### Written exercise:
Up to and including the line containing "YAxis, Legend, Label", please reproduce the lines of the listing below, starting from the top.

* Start *

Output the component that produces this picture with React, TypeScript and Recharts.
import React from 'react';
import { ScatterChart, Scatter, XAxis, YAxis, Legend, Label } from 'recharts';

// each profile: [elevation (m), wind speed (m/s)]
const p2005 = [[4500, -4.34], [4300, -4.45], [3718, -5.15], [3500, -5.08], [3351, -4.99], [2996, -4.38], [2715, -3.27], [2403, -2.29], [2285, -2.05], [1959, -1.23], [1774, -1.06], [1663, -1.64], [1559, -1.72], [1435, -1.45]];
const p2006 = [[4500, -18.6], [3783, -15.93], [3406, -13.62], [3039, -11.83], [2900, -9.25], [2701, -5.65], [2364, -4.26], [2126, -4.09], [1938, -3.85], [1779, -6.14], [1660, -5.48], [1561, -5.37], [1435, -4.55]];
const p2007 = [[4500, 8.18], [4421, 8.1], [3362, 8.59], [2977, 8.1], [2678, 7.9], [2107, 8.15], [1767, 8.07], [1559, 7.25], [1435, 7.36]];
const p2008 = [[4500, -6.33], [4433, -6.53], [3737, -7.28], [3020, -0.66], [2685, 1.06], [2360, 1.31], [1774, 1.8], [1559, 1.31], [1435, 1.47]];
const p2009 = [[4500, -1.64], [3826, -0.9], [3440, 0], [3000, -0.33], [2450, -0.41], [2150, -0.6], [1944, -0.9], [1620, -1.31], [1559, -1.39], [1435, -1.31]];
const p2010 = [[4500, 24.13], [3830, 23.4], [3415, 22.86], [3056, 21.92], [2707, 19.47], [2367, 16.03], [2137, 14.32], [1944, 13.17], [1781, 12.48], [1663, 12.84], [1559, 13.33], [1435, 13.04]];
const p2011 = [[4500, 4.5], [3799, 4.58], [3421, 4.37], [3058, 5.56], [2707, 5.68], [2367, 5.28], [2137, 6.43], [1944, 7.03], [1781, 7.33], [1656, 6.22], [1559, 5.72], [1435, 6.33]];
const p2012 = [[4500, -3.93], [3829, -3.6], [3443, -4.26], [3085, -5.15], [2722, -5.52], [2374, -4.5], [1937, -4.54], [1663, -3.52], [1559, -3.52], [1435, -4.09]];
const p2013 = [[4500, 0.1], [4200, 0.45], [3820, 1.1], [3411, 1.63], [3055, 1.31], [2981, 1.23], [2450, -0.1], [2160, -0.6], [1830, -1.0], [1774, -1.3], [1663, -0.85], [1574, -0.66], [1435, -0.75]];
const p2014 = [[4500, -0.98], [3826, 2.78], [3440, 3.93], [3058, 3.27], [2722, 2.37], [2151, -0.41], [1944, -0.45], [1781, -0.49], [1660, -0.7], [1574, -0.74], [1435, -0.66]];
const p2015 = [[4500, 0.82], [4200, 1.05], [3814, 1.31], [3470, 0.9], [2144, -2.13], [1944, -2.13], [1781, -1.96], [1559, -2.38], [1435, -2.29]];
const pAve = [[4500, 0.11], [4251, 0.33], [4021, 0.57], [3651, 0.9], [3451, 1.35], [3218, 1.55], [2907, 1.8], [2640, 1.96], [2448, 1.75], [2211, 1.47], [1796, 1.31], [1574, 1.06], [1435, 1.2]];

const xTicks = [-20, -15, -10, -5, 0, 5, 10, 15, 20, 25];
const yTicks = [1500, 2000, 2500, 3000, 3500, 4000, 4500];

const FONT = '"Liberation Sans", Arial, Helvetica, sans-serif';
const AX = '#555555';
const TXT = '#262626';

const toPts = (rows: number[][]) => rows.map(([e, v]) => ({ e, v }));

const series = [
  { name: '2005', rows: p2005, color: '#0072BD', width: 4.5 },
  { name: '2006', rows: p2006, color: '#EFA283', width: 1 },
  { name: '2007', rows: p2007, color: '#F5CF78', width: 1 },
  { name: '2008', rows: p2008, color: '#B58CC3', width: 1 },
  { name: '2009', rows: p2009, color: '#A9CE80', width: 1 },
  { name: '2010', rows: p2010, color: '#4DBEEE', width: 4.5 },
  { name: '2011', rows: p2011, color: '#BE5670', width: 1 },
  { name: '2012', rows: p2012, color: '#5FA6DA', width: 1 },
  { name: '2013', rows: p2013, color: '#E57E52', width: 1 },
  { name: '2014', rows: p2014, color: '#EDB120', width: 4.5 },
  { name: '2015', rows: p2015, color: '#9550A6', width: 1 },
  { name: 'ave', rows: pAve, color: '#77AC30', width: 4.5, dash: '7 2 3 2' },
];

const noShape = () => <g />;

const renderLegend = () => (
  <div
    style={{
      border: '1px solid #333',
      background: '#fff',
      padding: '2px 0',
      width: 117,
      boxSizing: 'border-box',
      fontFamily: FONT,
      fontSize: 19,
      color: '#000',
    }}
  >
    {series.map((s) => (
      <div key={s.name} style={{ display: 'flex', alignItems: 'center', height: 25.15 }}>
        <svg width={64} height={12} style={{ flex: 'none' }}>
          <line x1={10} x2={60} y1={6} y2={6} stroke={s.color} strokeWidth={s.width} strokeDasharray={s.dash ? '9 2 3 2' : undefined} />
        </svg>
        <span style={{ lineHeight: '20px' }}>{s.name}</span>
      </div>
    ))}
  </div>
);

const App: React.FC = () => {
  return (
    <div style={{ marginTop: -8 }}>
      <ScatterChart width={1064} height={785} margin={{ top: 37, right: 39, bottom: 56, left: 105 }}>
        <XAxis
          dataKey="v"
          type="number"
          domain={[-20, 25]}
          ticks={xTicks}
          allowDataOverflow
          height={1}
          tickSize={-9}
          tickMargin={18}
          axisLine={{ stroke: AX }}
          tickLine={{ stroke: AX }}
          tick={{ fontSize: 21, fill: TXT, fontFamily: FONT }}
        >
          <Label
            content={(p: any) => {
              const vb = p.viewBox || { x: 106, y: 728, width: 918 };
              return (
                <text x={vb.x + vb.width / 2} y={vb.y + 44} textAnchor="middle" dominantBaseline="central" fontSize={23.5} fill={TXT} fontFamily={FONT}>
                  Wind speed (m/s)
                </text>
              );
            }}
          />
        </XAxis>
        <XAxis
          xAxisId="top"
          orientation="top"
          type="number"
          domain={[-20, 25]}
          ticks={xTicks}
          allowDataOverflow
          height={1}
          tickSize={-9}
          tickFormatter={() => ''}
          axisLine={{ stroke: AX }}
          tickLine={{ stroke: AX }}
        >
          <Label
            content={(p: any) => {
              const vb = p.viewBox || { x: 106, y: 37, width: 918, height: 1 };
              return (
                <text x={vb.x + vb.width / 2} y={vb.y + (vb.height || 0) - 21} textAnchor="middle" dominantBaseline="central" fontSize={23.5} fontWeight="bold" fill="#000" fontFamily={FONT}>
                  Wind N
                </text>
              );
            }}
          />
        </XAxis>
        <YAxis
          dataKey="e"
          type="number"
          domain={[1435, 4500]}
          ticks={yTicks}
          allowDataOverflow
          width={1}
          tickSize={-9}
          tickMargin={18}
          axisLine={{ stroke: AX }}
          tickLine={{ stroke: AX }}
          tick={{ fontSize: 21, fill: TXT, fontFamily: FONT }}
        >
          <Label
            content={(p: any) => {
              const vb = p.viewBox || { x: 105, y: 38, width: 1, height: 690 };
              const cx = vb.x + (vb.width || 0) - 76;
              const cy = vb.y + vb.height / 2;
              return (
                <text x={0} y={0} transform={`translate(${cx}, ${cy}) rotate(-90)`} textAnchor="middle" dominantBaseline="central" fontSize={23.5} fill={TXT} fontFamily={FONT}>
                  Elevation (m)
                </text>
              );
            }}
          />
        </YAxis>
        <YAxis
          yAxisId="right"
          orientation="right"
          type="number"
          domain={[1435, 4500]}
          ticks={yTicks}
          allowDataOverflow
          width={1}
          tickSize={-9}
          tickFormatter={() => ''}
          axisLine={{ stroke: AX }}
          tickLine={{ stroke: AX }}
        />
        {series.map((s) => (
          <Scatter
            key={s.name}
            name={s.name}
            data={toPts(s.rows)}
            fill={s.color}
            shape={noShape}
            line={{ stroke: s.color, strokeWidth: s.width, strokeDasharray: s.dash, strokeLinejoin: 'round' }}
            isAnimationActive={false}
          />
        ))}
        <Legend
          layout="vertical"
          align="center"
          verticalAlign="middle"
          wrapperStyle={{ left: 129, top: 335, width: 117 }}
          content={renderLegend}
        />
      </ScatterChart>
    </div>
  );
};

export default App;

* End *

### Answer in full:
Output the component that produces this picture with React, TypeScript and Recharts.
import React from 'react';
import { ScatterChart, Scatter, XAxis, YAxis, Legend, Label } from 'recharts';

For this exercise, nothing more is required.